# Thread: Factoring a polynomial/simplifying

1. ## Factoring a polynomial/simplifying

I have an test tomorrow. I studied everything..but i know my teacher will give us hard questions he did not even solve in the class..

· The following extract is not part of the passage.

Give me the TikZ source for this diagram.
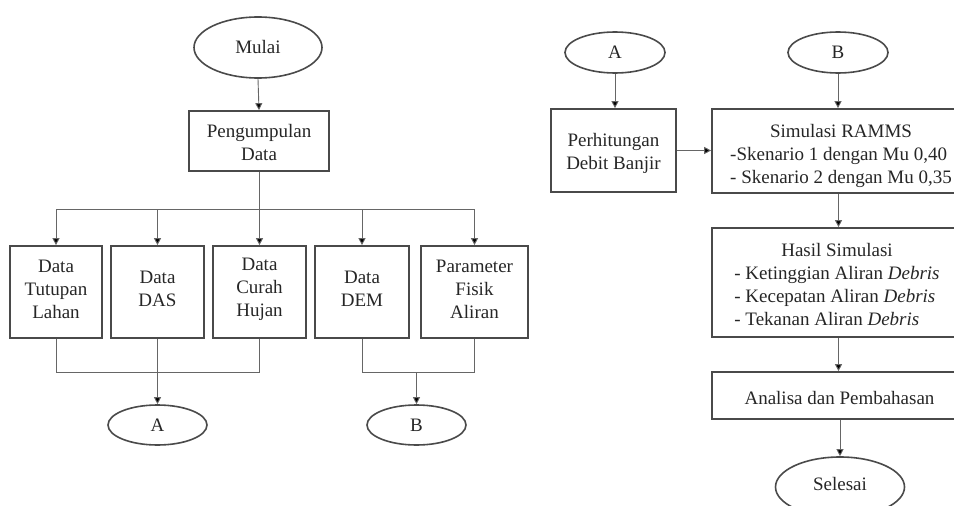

how to factor this polynomial:
4y^2 - 81

i know that a^2 - b^2 = (a-b) (a+b)

Simplify:
(m^2 n ^3)^-2 (m^-3 n^2)^-3

we learned that if we have (m^2 m^3)^2 then the answer is m^2 n^3 x m^2 n^3 but how about if we have a -ve square or -3?

√8 + √18

according to my teacher the solution is..
= √(2x2x2) + √(3x3x3)
=2√2 + 3√2
=5√3

how is that possible?

2. Originally Posted by Cherry

√8 + √18

according to my teacher the solution is..
= √(2x2x2) + √(3x3x3)
=2√2 + 3√2
=5√3

how is that possible?
the solution is
$\displaystyle \sqrt{8}+\sqrt{18}$
$\displaystyle =\sqrt{2*2*2}+\sqrt{3*3*2}$
$\displaystyle =2\sqrt{2}+3\sqrt{2}$
$\displaystyle =5\sqrt{2}$

Keep Smiling
Malay

3. Originally Posted by Cherry;28279
how to factor this polynomial:
[B
4y^2 - 81[/B]

i know that a^2 - b^2 = (a-b) (a+b)

2y=a
9=b

Keep Smiling
Malay

4. Originally Posted by Cherry

Simplify:
(m^2 n ^3)^-2 (m^-3 n^2)^-3

we learned that if we have (m^2 m^3)^2 then the answer is m^2 n^3 x m^2 n^3 but how about if we have a -ve square or -3?
do you mean
$\displaystyle \frac{1}{({m^2n^3})^2}$*$\displaystyle \frac{1}{({m^{-3}}{n^2})^3}$
it is the same with negative powers
$\displaystyle (m^{-2})^2=m^{-2}*m^{-2}=m^{(-2)+(-2)}=m^{-4}$
hence your expression simplifies to
$\displaystyle \frac{1}{{m^4n^6}}$*$\displaystyle \frac{1}{{m^{-9}}{n^6}}$
$\displaystyle =\frac{1}{{m^4m^{-9}}}$*$\displaystyle \frac{1}{{n^6n^6}}$
$\displaystyle =\frac{1}{{m^{4+(-9)}}}$*$\displaystyle \frac{1}{{n^{6+6}}}$
$\displaystyle =\frac{1}{{m^{-5}}}$*$\displaystyle \frac{1}{{n^{12}}}$
$\displaystyle =\frac{m^{5}}{n^{12}}$
Keep Smiling
Malay

5. Originally Posted by malaygoel
do you mean
$\displaystyle \frac{1}{({m^2n^3})^2}$*$\displaystyle \frac{1}{({m^{-3}}{n^2})^3}$

Keep Smiling
Malay
Nope.

6. Originally Posted by malaygoel
do you mean
$\displaystyle \frac{1}{({m^2n^3})^2}$*$\displaystyle \frac{1}{({m^{-3}}{n^2})^3}$
it is the same with negative powers
$\displaystyle (m^{-2})^2=m^{-2}*m^{-2}=m^{(-2)+(-2)}=m^{-4}$
hence your expression simplifies to
$\displaystyle \frac{1}{{m^4n^6}}$*$\displaystyle \frac{1}{{m^{-9}}{n^6}}$
$\displaystyle =\frac{1}{{m^4m^{-9}}}$*$\displaystyle \frac{1}{{n^6n^6}}$
$\displaystyle =\frac{1}{{m^{4+(-9)}}}$*$\displaystyle \frac{1}{{n^{6+6}}}$
$\displaystyle =\frac{1}{{m^{-5}}}$*$\displaystyle \frac{1}{{n^{12}}}$
$\displaystyle =\frac{m^{5}}{n^{12}}$
Keep Smiling
Malay
Ahhh I see

Thanks for helping me. I really appreciate it!